PHILADELPHIA — When organizers of the Impact Film Festival decided on their lineup of topical documentaries they would show at this year’s Democratic National Convention, they could hardly have expected that their screening of “Newtown” would come on the day Democrats chose to address the issue of gun violence head-on in prime time.
But that’s what happened, and the movie about the aftermath of the December 2012 mass murder of schoolchildren and teachers at Sandy Hook Elementary in Connecticut was screened just a few hours before Erica Smegielski and Sen. Christopher S. Murphy, along with others touched by gun violence, were scheduled to address the party gathering.
“We are all connected to this,” Mark Barden, whose son Daniel was one of 20 children killed at Sandy Hook, said at a post-movie panel. He was referring to gun violence, but the movie’s connection to the topic at hand here was on full display as well, as advocates prepared for an emotional night of addresses.
Smegielski’s mother Dawn was the principal of Sandy Hook and was killed trying to protect her students. Murphy has been a tireless advocate for enhanced background checks. Also scheduled to speak in the convention hall: former Rep. Gabrielle Giffords of Arizona, who survived an assassination attempt and has since founded Americans for Responsible Solutions, and Christine Leinonen, Brandon Wolf and Jose Arriagada.
Leinonen is the mother of Christopher "Drew" Leinonen, who was killed in the Pulse nightclub attack in Orlando, Florida, last month. Wolf and Arriagada survived the Pulse shooting.
The timing of the film’s screening was coincidental, but provided the opportunity to discuss the issue at the festival here at the Arden Theater Company. Other films looked at cancer prevention (“The C Word”), nuclear safety (“Command and Control”), the liberal icon Norman Lear (“Just Another Version of You”) and African-American challenges in Washington (“Check It”).
But “Newtown” provided an entry point to a topic taking up a disproportionate share of the national conversation, following a rash of shootings in recent months.
“We wanted a platform to discuss issues everyone is talking about, and we found five films that all are relevant to what people are talking about in 2016 in general,” said Jamie Shor, co-founder of the festival. “We always feel like this is the best way to tell as story — ask people to take 90 minutes out of their day to spend time with an important topic.”
The film tells the story from the perspective of the parents of both victims and survivors, parents and first responders, but focuses on the post “12-14” world, as they call it, of three families who lost their first grade children that day: the Bardens, Wheelers and Hockleys.
“Kim and I sought to tell the story of what happens when the cameras go away,” said producer Maria Cuomo Cole, referring to the director, Kim A. Snyder.

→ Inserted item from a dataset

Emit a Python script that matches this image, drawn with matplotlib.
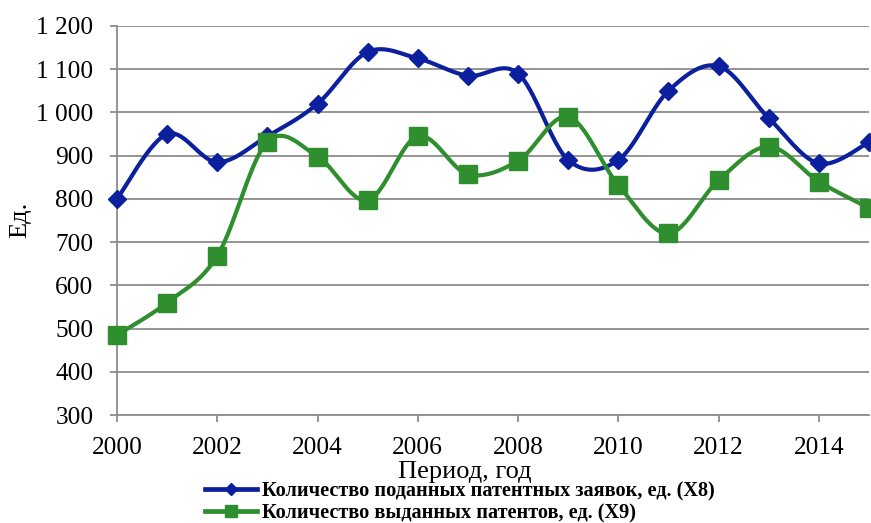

“It’s a big ask to ask people to see this film,” Snyder said at a panel following the screening.
Rep. David Price, vice chairman of the House Gun Violence Prevention Task Force, was part of the panel as well. “I don’t see how anyone can see the film and not be affected and understand … the depth of each loss,” the North Carolina Democrat said.
He emphasized that the issue of gun violence isn’t going away, and Democrats will continue to push legislation to address it, particularly enhanced background checks.
“Believe me, it’ll be a national issue, front and center, in the presidential race,” he said.
This isn’t the first time this particular film had a serendipitous screening. On June 23, it showed as part of the AFI Docs Film Festival in Washington, the day Democrats ended a dramatic sit-in on the House floor to call attention to Congress’ position on legislation designed to curb gun violence.
The filmmakers are planning another screening, this one on Capitol Hill, after lawmakers return from their summer recess.